Et si vous veniez à l'hôpital avec vos ordonnances ?
En moyenne, pour chaque hospitalisation, il surviendrait une erreur dans l'administration des médicaments (oubli ou erreur) selon les résultats d'une expérimentation de la Haute Autorité de santé (HAS) présentée le 25 novembre 2015. Dans 5% des cas, un tel oubli pourrait avoir des conséquences graves. La solution proposée par la HAS : l'instauration d'un recensement systématique, à l'admission, des médicaments pris ou à prendre par le patient.
Oublier d'administrer un médicament, ou en administrer un autre de façon involontaire : telle est la définition d'une "erreur médicamenteuse" (à ne pas confondre avec l'iatrogénie, la question de l'interaction délétère entre des médicaments ou avec divers aliments).
Comme le précise la Haute Autorité de Santé (HAS), "par définition, l’erreur médicamenteuse est évitable, car elle manifeste ce qui aurait dû être fait et qui ne l’a pas été [au cours de la prise en charge] d’un patient". Elle peut concerner différentes étapes du circuit du médicament, "telles que la prescription, la dispensation, la préparation galénique, la délivrance, l’administration, le suivi thérapeutique", mais aussi toutes les étapes où les prescriptions changent de mains…

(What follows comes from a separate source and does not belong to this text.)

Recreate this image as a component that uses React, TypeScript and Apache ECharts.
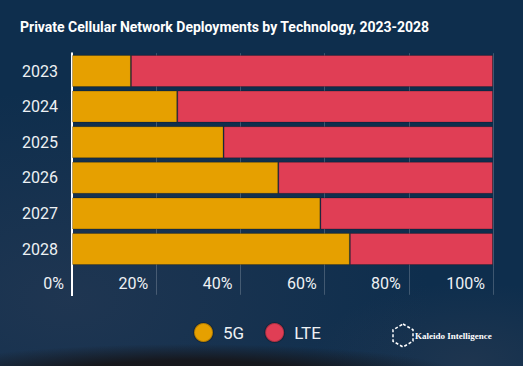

Plusieurs facteurs expliqueraient la survenue d'erreurs : la diversité des pathologies traitées sur un même site, l'intervention de multiples acteurs de santé dans des lieux géographiques variés, l'interruption de tâche en cours, une information difficilement accessible…
En 2009, la HAS a initié l'expérimentation Med'Rec, inspirée de l’initiative High5s de l'Organisation mondiale de la santé. Durant cinq ans, neuf hôpitaux français volontaires ont systématisé l'obtention d'une liste de tous les médicaments pris (ou à prendre) par les patients de plus de 65 ans, avant leur hospitalisation. Ce protocole dit de "conciliation des traitements médicamenteux" (voir encadré), a pu être appliqué à 27.447 patients.
Par la suite, à 46.188 occasions, un professionnel de santé "a observé un écart entre [ce] bilan médicamenteux établi à l’admission et la prescription en cours, une fois le patient hospitalisé", a expliqué la HAS ce 24 novembre, en marge de la publication des résultats de Med'Rec. Parmi ces écarts observés, il faut toutefois distinguer les erreurs médicamenteuses (estimées autour de 48% des cas) des changements de traitement voulus, mais non expliqués par le médecin (52%).
"En moyenne, [chaque patient] aurait présenté dans son traitement, s’il n’avait pas été concilié, une erreur médicamenteuse et un changement non documenté", résume-t-on à la HAS.
Selon la HAS, sans cette conciliation, environ 5% des erreurs auraient pu avoir des "conséquences cliniques graves" pour le patient.
Un "Blue Button" à la française
"On ne peut pas continuer à avoir des malades qui meurent parce que l'on ne connaît pas leur traitement médicamenteux", s'est insurgée Claude Rambaud, vice-présidente du Collectif Interassociatif Sur la Santé (CISS), représentant les patients. "Il faut dire aux patients de venir à l'hôpital avec leurs ordonnances", a poursuivi Mme Rambaud qui regrette que cette conciliation ne soit pas encore systématique.
La responsable milite pour que soit mis en place, comme aux Etats-Unis, un dispositif appelé "Blue Button", permettant de télécharger sur son portable les traitements et données essentielles des examens afin de pouvoir les partager avec les professionnels de santé à tout moment.
La HAS a de son côté indiqué qu'elle allait mettre en place un guide afin d'accompagner la mise en œuvre de la conciliation médicamenteuse dans les établissements de santé.
Une étude réalisée en 2009 avait établi que 51,2% "des événements indésirables graves" liés aux médicaments étaient considérés comme évitables, et que 54,5% avaient motivé une hospitalisation.
Selon la définition de la HAS, la conciliation des traitements médicamenteux "est un processus formalisé qui prend en compte, lors d’une nouvelle prescription, tous les médicaments pris et à prendre par le patient.
Elle associe le patient et repose sur le partage d’informations et sur une coordination pluri-professionnelle. Elle prévient ou corrige les erreurs médicamenteuses en favorisant la transmission d’informations complètes et exactes sur les médicaments du patient, aux points de transition que sont l’admission, la sortie et les transferts."